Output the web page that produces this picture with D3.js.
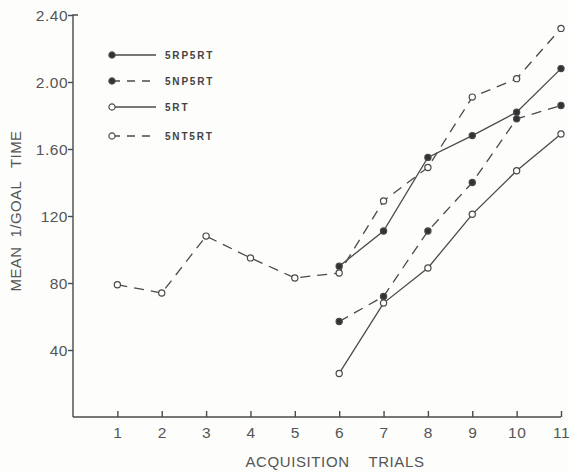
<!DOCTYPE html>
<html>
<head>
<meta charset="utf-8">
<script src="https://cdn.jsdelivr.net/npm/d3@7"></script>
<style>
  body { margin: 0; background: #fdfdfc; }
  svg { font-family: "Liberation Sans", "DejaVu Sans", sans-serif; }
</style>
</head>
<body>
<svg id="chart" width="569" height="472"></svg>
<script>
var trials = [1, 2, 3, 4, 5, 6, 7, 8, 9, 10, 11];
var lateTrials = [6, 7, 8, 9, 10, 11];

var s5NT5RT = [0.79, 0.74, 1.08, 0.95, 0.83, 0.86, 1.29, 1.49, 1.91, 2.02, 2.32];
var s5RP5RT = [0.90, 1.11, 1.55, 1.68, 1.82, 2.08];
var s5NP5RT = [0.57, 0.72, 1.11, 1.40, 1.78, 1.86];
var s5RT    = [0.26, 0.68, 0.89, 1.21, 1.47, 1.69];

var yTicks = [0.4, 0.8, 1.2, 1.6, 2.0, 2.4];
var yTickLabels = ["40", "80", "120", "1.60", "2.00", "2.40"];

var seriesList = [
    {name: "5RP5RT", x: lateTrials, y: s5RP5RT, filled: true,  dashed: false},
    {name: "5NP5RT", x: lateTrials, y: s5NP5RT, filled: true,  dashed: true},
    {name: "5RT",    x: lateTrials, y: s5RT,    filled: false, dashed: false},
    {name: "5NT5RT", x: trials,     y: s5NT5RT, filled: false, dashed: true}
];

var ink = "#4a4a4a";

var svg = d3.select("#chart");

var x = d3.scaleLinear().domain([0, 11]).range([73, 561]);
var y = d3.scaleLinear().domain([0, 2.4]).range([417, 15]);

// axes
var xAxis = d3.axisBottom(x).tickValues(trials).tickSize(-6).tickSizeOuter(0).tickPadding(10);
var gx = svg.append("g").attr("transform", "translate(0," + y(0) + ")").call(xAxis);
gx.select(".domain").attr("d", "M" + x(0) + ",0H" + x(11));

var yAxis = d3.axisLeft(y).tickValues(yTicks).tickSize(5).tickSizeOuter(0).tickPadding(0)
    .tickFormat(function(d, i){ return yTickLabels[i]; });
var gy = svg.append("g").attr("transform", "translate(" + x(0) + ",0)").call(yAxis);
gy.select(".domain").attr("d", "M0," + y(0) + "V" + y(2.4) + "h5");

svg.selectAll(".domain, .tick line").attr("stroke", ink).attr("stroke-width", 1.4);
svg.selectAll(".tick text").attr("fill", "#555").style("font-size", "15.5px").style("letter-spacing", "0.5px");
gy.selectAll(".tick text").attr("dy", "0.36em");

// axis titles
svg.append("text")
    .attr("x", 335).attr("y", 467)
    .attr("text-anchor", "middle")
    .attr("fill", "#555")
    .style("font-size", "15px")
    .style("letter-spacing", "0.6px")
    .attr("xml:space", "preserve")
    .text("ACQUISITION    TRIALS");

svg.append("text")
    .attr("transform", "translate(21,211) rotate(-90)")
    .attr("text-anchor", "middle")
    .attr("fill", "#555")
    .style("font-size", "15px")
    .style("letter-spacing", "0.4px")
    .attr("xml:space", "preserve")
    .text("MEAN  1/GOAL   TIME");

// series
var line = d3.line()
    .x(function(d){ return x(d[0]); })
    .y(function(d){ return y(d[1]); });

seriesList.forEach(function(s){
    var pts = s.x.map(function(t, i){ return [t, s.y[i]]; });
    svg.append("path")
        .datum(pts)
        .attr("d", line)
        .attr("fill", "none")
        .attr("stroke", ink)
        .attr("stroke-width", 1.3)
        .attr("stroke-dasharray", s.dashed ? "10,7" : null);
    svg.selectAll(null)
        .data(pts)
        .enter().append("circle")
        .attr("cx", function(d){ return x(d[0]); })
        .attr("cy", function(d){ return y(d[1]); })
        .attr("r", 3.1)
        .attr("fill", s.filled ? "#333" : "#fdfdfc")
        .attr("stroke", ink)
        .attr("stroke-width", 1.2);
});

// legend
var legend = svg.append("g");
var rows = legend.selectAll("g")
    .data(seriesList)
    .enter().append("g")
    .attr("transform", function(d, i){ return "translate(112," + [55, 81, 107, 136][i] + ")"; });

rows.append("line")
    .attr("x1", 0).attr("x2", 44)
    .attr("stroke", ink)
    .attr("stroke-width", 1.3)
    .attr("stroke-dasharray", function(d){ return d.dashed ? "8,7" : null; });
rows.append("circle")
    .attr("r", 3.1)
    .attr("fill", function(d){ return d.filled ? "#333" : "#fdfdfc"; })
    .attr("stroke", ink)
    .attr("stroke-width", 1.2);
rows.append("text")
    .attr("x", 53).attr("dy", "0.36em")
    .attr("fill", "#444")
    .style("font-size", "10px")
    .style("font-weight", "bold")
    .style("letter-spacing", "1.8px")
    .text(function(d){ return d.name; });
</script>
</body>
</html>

◇ ◇ ◇

PROBLEM STATEMENT |
Write out the whole listing again, exactly, with no pictures.

IN RESPONSE |
Output the web page that produces this picture with D3.js.
<!DOCTYPE html>
<html>
<head>
<meta charset="utf-8">
<script src="https://cdn.jsdelivr.net/npm/d3@7"></script>
<style>
  body { margin: 0; background: #fdfdfc; }
  svg { font-family: "Liberation Sans", "DejaVu Sans", sans-serif; }
</style>
</head>
<body>
<svg id="chart" width="569" height="472"></svg>
<script>
var trials = [1, 2, 3, 4, 5, 6, 7, 8, 9, 10, 11];
var lateTrials = [6, 7, 8, 9, 10, 11];

var s5NT5RT = [0.79, 0.74, 1.08, 0.95, 0.83, 0.86, 1.29, 1.49, 1.91, 2.02, 2.32];
var s5RP5RT = [0.90, 1.11, 1.55, 1.68, 1.82, 2.08];
var s5NP5RT = [0.57, 0.72, 1.11, 1.40, 1.78, 1.86];
var s5RT    = [0.26, 0.68, 0.89, 1.21, 1.47, 1.69];

var yTicks = [0.4, 0.8, 1.2, 1.6, 2.0, 2.4];
var yTickLabels = ["40", "80", "120", "1.60", "2.00", "2.40"];

var seriesList = [
    {name: "5RP5RT", x: lateTrials, y: s5RP5RT, filled: true,  dashed: false},
    {name: "5NP5RT", x: lateTrials, y: s5NP5RT, filled: true,  dashed: true},
    {name: "5RT",    x: lateTrials, y: s5RT,    filled: false, dashed: false},
    {name: "5NT5RT", x: trials,     y: s5NT5RT, filled: false, dashed: true}
];

var ink = "#4a4a4a";

var svg = d3.select("#chart");

var x = d3.scaleLinear().domain([0, 11]).range([73, 561]);
var y = d3.scaleLinear().domain([0, 2.4]).range([417, 15]);

// axes
var xAxis = d3.axisBottom(x).tickValues(trials).tickSize(-6).tickSizeOuter(0).tickPadding(10);
var gx = svg.append("g").attr("transform", "translate(0," + y(0) + ")").call(xAxis);
gx.select(".domain").attr("d", "M" + x(0) + ",0H" + x(11));

var yAxis = d3.axisLeft(y).tickValues(yTicks).tickSize(5).tickSizeOuter(0).tickPadding(0)
    .tickFormat(function(d, i){ return yTickLabels[i]; });
var gy = svg.append("g").attr("transform", "translate(" + x(0) + ",0)").call(yAxis);
gy.select(".domain").attr("d", "M0," + y(0) + "V" + y(2.4) + "h5");

svg.selectAll(".domain, .tick line").attr("stroke", ink).attr("stroke-width", 1.4);
svg.selectAll(".tick text").attr("fill", "#555").style("font-size", "15.5px").style("letter-spacing", "0.5px");
gy.selectAll(".tick text").attr("dy", "0.36em");

// axis titles
svg.append("text")
    .attr("x", 335).attr("y", 467)
    .attr("text-anchor", "middle")
    .attr("fill", "#555")
    .style("font-size", "15px")
    .style("letter-spacing", "0.6px")
    .attr("xml:space", "preserve")
    .text("ACQUISITION    TRIALS");

svg.append("text")
    .attr("transform", "translate(21,211) rotate(-90)")
    .attr("text-anchor", "middle")
    .attr("fill", "#555")
    .style("font-size", "15px")
    .style("letter-spacing", "0.4px")
    .attr("xml:space", "preserve")
    .text("MEAN  1/GOAL   TIME");

// series
var line = d3.line()
    .x(function(d){ return x(d[0]); })
    .y(function(d){ return y(d[1]); });

seriesList.forEach(function(s){
    var pts = s.x.map(function(t, i){ return [t, s.y[i]]; });
    svg.append("path")
        .datum(pts)
        .attr("d", line)
        .attr("fill", "none")
        .attr("stroke", ink)
        .attr("stroke-width", 1.3)
        .attr("stroke-dasharray", s.dashed ? "10,7" : null);
    svg.selectAll(null)
        .data(pts)
        .enter().append("circle")
        .attr("cx", function(d){ return x(d[0]); })
        .attr("cy", function(d){ return y(d[1]); })
        .attr("r", 3.1)
        .attr("fill", s.filled ? "#333" : "#fdfdfc")
        .attr("stroke", ink)
        .attr("stroke-width", 1.2);
});

// legend
var legend = svg.append("g");
var rows = legend.selectAll("g")
    .data(seriesList)
    .enter().append("g")
    .attr("transform", function(d, i){ return "translate(112," + [55, 81, 107, 136][i] + ")"; });

rows.append("line")
    .attr("x1", 0).attr("x2", 44)
    .attr("stroke", ink)
    .attr("stroke-width", 1.3)
    .attr("stroke-dasharray", function(d){ return d.dashed ? "8,7" : null; });
rows.append("circle")
    .attr("r", 3.1)
    .attr("fill", function(d){ return d.filled ? "#333" : "#fdfdfc"; })
    .attr("stroke", ink)
    .attr("stroke-width", 1.2);
rows.append("text")
    .attr("x", 53).attr("dy", "0.36em")
    .attr("fill", "#444")
    .style("font-size", "10px")
    .style("font-weight", "bold")
    .style("letter-spacing", "1.8px")
    .text(function(d){ return d.name; });
</script>
</body>
</html>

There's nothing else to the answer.